Tuesday, October 8, 2013

Patriots in the Family and My Latest Obsession with Ancestry.com

Patriots in the Family and My Latest Obsession with Ancestry.com

At least 20 years ago my dad provided me with most of the documentation necessary to seek membership in the National Society Daughters of the American Revolution (DAR). Naturally, I put the packet of documents in a file somewhere and can’t find where I stored it throughout my many moves. Really, I am confident the file is in a box in the basement, or in my office or closet or misfiled in a cabinet.  Fortunately, the wonders of the Internet have saved me the angst of pawing through those dusty boxes.

For some reason last weekend, after I’d tired of hand sewing and harvesting even more rocks for the garden, I decided to search the DAR website for the 37th time trying to locate my great aunt’s membership records and the qualifying patriots. I did recall that my father’s cousin had done some research while living in Germany and did find that file rather easily. A few strokes of the QWERTY keyboard and I’d opened the door to another world.

It wasn’t the discovery that I had not one but six qualifying ancestors that triggered my latest obsession. No, it was finding that one of my ancestors guarded British prisoners of war here in Winchester, Virginia – my current home. The object of my interest was born and raised in Loudoun County. Wow! That really caused my heart to race. What accident of fate (or was it serendipity?) brought me at the conclusion of a long and arduous road through life from Indiana to Texas to Taiwan and Hong Kong to Delaware and Maryland and finally to this place that served as the earliest American home of my father’s ancestral family? Another of our patriot ancestors served the Revolutionary cause in Rockingham County, Virginia- one of the most naturally beautiful places on earth - as Justice of the Peace.

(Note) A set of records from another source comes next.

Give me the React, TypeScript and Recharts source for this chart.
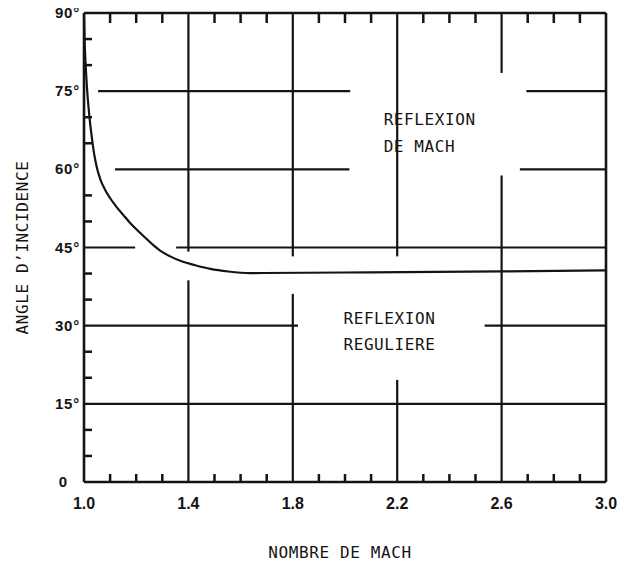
import { ComposedChart, Line, XAxis, YAxis, ReferenceLine, ReferenceDot } from 'recharts'

// courbe limite entre reflexion reguliere et reflexion de Mach
const mach = [
  1.0, 1.0023, 1.0058, 1.0115, 1.0192, 1.0288, 1.0384, 1.0499, 1.0633, 1.0806, 1.0998, 1.1228, 1.1497, 1.1804,
  1.215, 1.2534, 1.2917, 1.3301, 1.3762, 1.4261, 1.4837, 1.5528, 1.6372, 2.0, 2.6, 3.0,
]
const angle = [
  90, 84.8, 80.6, 75.6, 70.9, 66.6, 63.1, 60.2, 58.0, 56.1, 54.5, 52.9, 51.3, 49.5, 47.8, 46.0, 44.4, 43.3, 42.3,
  41.6, 40.9, 40.4, 40.1, 40.2, 40.4, 40.6,
]

const xMajor = [1.0, 1.4, 1.8, 2.2, 2.6, 3.0]
const xMinor = [1.1, 1.2, 1.3, 1.5, 1.6, 1.7, 1.9, 2.0, 2.1, 2.3, 2.4, 2.5, 2.7, 2.8, 2.9]
const yMajor = [0, 15, 30, 45, 60, 75, 90]
const yMinor = [5, 10, 20, 25, 35, 40, 50, 55, 65, 70, 80, 85]

// grille interrompue autour des textes et de la courbe
const hGrid = [
  { y: 75, from: 1.054, to: 2.02 },
  { y: 75, from: 2.695, to: 3.0 },
  { y: 60, from: 1.119, to: 2.017 },
  { y: 60, from: 2.67, to: 3.0 },
  { y: 45, from: 1.0, to: 1.196 },
  { y: 45, from: 1.353, to: 3.0 },
  { y: 30, from: 1.0, to: 1.82 },
  { y: 30, from: 2.535, to: 3.0 },
  { y: 15, from: 1.0, to: 3.0 },
]
const vGrid = [
  { x: 1.4, from: 90, to: 44.2 },
  { x: 1.4, from: 38.7, to: 0 },
  { x: 1.8, from: 90, to: 43.3 },
  { x: 1.8, from: 36.1, to: 0 },
  { x: 2.2, from: 90, to: 43.3 },
  { x: 2.2, from: 19.6, to: 0 },
  { x: 2.6, from: 90, to: 78.5 },
  { x: 2.6, from: 58.8, to: 0 },
]

const notes = [
  { text: 'REFLEXION', x: 2.148, y: 68.5 },
  { text: 'DE MACH', x: 2.148, y: 63.3 },
  { text: 'REFLEXION', x: 1.994, y: 30.4 },
  { text: 'REGULIERE', x: 1.994, y: 25.3 },
]

const data = mach.map((m, i) => ({ m, a: angle[i] }))

const INK = '#141414'
const tickFont = '"Liberation Sans", Arial, sans-serif'
const monoFont = '"DejaVu Sans Mono", monospace'

const isIn = (list: number[], v: number) => list.some((t) => Math.abs(t - v) < 1e-6)

function BottomTick({ x, y, payload }: any) {
  const v = payload.value
  if (isIn(xMajor, v)) {
    return (
      <text x={x} y={y + 27} textAnchor="middle" fontFamily={tickFont} fontWeight={700} fontSize={16} fill={INK}>
        {v.toFixed(1)}
      </text>
    )
  }
  return <line x1={x} x2={x} y1={y} y2={y - 8} stroke={INK} strokeWidth={2.5} />
}

function TopTick({ x, y, payload }: any) {
  if (isIn(xMajor, payload.value)) return <g />
  return <line x1={x} x2={x} y1={y} y2={y + 10} stroke={INK} strokeWidth={2.5} />
}

function LeftTick({ x, y, payload }: any) {
  const v = payload.value
  if (isIn(yMajor, v)) {
    return (
      <text
        x={v === 0 ? x - 16 : x - 4}
        y={y + 5}
        textAnchor="end"
        fontFamily={tickFont}
        fontWeight={700}
        fontSize={15}
        letterSpacing={0.8}
        fill={INK}
      >
        {v === 0 ? '0' : `${v}°`}
      </text>
    )
  }
  return <line x1={x} x2={x + 8} y1={y} y2={y} stroke={INK} strokeWidth={2.5} />
}

function RightTick({ x, y, payload }: any) {
  if (isIn(yMajor, payload.value)) return <g />
  return <line x1={x} x2={x - 11} y1={y} y2={y} stroke={INK} strokeWidth={2.5} />
}

function Note({ cx, cy, text }: any) {
  return (
    <text x={cx} y={cy} fontFamily={monoFont} fontSize={16} letterSpacing={0.6} fill={INK}>
      {text}
    </text>
  )
}

export default function App() {
  const axisLine = { stroke: INK, strokeWidth: 2.6 }
  return (
    <div style={{ width: 610, height: 558, background: '#fff' }}>
      <style>{`.recharts-surface{overflow:visible}`}</style>
      <ComposedChart width={610} height={558} data={data} margin={{ top: 4, right: 11, bottom: 0, left: 0 }}>
        <XAxis
          xAxisId="x"
          dataKey="m"
          type="number"
          domain={[1, 3]}
          ticks={[...xMajor, ...xMinor]}
          interval={0}
          height={84}
          tickSize={0}
          tickMargin={0}
          tickLine={false}
          axisLine={axisLine}
          tick={<BottomTick />}
          label={{
            value: 'NOMBRE DE MACH',
            position: 'insideBottom',
            offset: 8,
            dx: -5,
            style: { fontFamily: monoFont, fontSize: 16, letterSpacing: 0.6, fill: INK },
          }}
        />
        <XAxis
          xAxisId="top"
          orientation="top"
          dataKey="m"
          type="number"
          domain={[1, 3]}
          ticks={[...xMajor, ...xMinor]}
          interval={0}
          height={1}
          tickSize={0}
          tickMargin={0}
          tickLine={false}
          axisLine={axisLine}
          tick={<TopTick />}
        />
        <YAxis
          yAxisId="y"
          type="number"
          domain={[0, 90]}
          ticks={[...yMajor, ...yMinor]}
          interval={0}
          width={76}
          tickSize={0}
          tickMargin={0}
          tickLine={false}
          axisLine={axisLine}
          tick={<LeftTick />}
          label={{
            value: 'ANGLE D’INCIDENCE',
            angle: -90,
            position: 'insideLeft',
            offset: 14,
            style: { fontFamily: monoFont, fontSize: 16, letterSpacing: 0.6, fill: INK, textAnchor: 'middle' },
          }}
        />
        <YAxis
          yAxisId="right"
          orientation="right"
          type="number"
          domain={[0, 90]}
          ticks={[...yMajor, ...yMinor]}
          interval={0}
          width={1}
          tickSize={0}
          tickMargin={0}
          tickLine={false}
          axisLine={axisLine}
          tick={<RightTick />}
        />
        {hGrid.map((g, i) => (
          <ReferenceLine
            key={`h${i}`}
            xAxisId="x"
            yAxisId="y"
            segment={[{ x: g.from, y: g.y }, { x: g.to, y: g.y }]}
            stroke={INK}
            strokeWidth={2.2}
            ifOverflow="visible"
          />
        ))}
        {vGrid.map((g, i) => (
          <ReferenceLine
            key={`v${i}`}
            xAxisId="x"
            yAxisId="y"
            segment={[{ x: g.x, y: g.from }, { x: g.x, y: g.to }]}
            stroke={INK}
            strokeWidth={2.2}
            ifOverflow="visible"
          />
        ))}
        {notes.map((n, i) => (
          <ReferenceDot
            key={`n${i}`}
            xAxisId="x"
            yAxisId="y"
            x={n.x}
            y={n.y}
            r={0}
            shape={(p: any) => <Note {...p} text={n.text} />}
          />
        ))}
        <Line
          xAxisId="x"
          yAxisId="y"
          dataKey="a"
          type="monotone"
          stroke={INK}
          strokeWidth={2.2}
          dot={false}
          isAnimationActive={false}
        />
      </ComposedChart>
    </div>
  )
}
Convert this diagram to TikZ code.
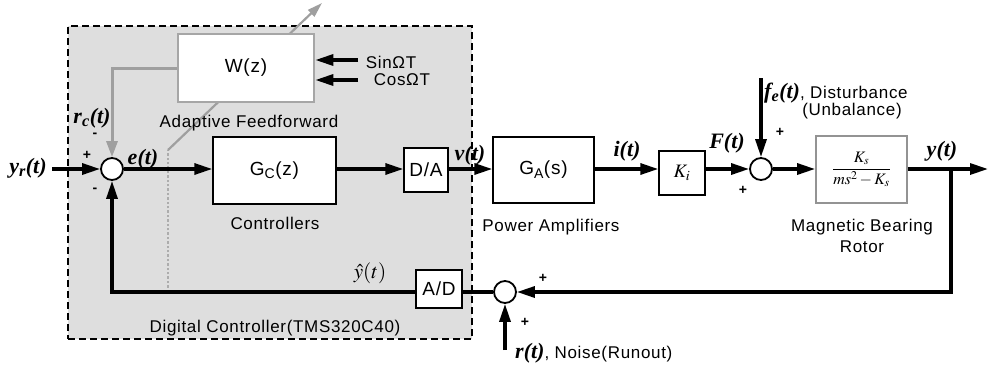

So I was infected with the bug. Immediately, I began searching for the reviews of genealogical online websites. Ultimately, there was no comparison. Ancestry.com provided the widest range of searches- albeit at a price. But seriously, if this search for family history occupies me sufficiently, I won’t be scouring websites for shoes. All in all, the $19.99 per month for US based searches is a good deal. No doubt, I’ve already saved enough not buying shoes to pay for a full year’s subscription!